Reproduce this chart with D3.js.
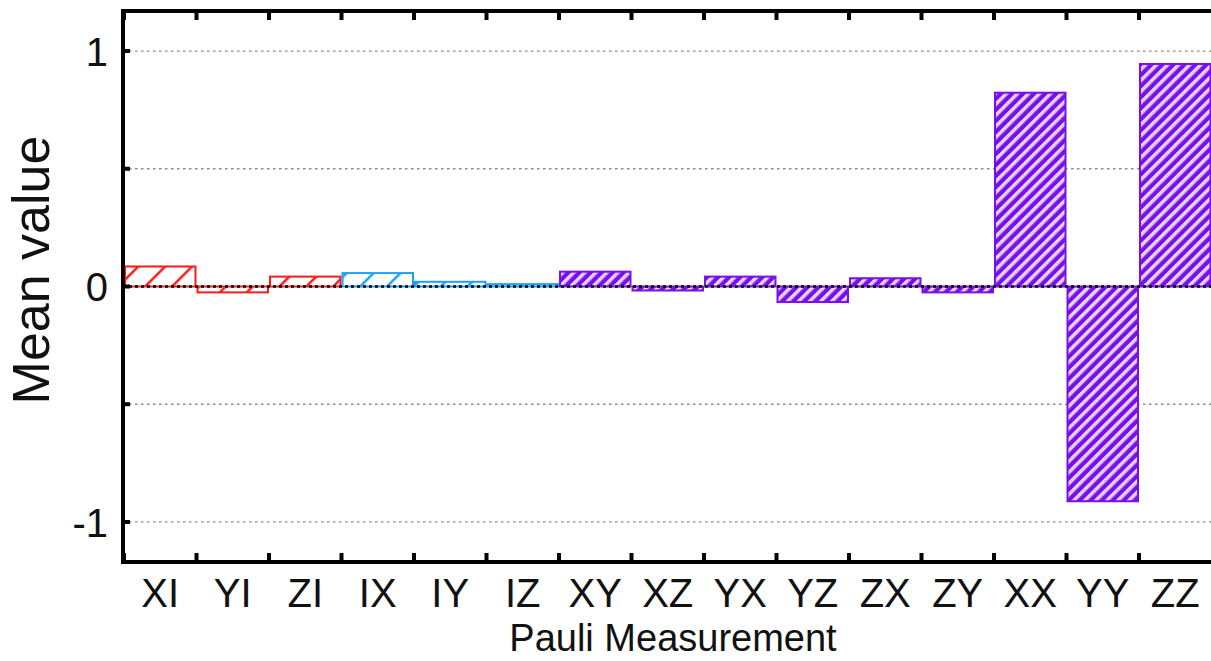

* * * * *

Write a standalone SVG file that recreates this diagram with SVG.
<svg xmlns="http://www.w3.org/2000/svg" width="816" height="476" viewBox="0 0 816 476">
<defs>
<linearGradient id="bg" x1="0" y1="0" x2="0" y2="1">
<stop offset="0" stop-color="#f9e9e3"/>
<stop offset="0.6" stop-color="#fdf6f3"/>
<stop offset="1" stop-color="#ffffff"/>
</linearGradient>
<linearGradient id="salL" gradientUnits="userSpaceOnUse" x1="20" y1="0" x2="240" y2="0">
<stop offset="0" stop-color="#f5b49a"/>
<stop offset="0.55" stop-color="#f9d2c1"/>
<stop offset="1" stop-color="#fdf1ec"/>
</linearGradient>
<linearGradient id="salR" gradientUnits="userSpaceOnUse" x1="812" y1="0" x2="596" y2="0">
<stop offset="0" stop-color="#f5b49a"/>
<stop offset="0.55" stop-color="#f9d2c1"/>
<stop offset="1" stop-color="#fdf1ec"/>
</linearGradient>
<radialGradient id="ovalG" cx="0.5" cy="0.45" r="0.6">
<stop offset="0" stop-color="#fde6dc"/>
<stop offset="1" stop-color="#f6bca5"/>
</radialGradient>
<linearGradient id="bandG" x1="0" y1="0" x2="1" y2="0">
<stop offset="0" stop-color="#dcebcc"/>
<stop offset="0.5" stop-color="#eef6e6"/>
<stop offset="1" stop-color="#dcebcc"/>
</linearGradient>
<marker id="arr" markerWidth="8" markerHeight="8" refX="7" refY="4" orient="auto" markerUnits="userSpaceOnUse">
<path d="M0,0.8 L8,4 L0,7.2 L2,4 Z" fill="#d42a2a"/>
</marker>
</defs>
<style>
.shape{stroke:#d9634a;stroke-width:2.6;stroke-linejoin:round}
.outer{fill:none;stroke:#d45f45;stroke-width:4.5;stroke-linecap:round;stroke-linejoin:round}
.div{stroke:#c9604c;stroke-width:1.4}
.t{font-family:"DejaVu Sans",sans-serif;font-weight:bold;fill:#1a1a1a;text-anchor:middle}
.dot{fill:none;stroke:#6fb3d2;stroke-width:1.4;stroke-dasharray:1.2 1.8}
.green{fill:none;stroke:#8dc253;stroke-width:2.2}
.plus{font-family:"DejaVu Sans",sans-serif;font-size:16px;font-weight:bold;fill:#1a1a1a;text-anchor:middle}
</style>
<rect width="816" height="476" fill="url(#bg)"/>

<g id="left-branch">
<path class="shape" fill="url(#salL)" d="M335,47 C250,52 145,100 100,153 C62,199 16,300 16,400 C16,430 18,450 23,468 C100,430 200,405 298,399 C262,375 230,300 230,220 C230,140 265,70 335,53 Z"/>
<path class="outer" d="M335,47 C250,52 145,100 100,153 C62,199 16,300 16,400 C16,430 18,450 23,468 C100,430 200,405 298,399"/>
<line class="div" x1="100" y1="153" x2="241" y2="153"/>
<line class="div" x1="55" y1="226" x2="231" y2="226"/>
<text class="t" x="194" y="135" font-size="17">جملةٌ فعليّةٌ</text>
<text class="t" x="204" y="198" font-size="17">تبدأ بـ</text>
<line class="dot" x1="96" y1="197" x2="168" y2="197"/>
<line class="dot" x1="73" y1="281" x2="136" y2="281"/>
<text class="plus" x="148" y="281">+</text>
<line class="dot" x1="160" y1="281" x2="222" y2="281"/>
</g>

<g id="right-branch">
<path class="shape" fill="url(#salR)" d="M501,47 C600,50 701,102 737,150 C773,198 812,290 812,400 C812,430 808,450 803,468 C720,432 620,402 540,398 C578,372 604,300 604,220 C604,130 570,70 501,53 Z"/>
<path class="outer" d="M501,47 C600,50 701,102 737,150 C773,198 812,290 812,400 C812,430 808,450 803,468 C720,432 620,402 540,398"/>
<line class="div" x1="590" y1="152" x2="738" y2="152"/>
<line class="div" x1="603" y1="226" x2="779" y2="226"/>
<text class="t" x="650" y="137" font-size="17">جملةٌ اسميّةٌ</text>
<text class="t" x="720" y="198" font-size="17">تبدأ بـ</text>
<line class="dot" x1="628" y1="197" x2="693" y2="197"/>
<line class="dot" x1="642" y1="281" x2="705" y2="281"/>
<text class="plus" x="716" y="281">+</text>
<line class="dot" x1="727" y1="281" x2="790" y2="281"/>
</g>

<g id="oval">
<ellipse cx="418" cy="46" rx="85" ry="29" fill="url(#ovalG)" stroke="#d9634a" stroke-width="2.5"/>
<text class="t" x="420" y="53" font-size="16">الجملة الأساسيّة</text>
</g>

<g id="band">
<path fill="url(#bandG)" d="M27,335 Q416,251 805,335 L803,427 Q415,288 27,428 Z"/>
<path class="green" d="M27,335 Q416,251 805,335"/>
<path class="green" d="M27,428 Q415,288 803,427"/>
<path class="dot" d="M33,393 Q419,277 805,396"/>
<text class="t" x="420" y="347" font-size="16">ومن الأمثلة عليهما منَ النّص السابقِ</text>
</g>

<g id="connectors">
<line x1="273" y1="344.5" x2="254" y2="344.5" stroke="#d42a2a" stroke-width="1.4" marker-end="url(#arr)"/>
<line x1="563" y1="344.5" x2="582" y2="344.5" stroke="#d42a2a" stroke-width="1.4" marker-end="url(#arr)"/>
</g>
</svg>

* * * * *

Return nothing except the number of lines that include the string "this".

• **Complete output**:
2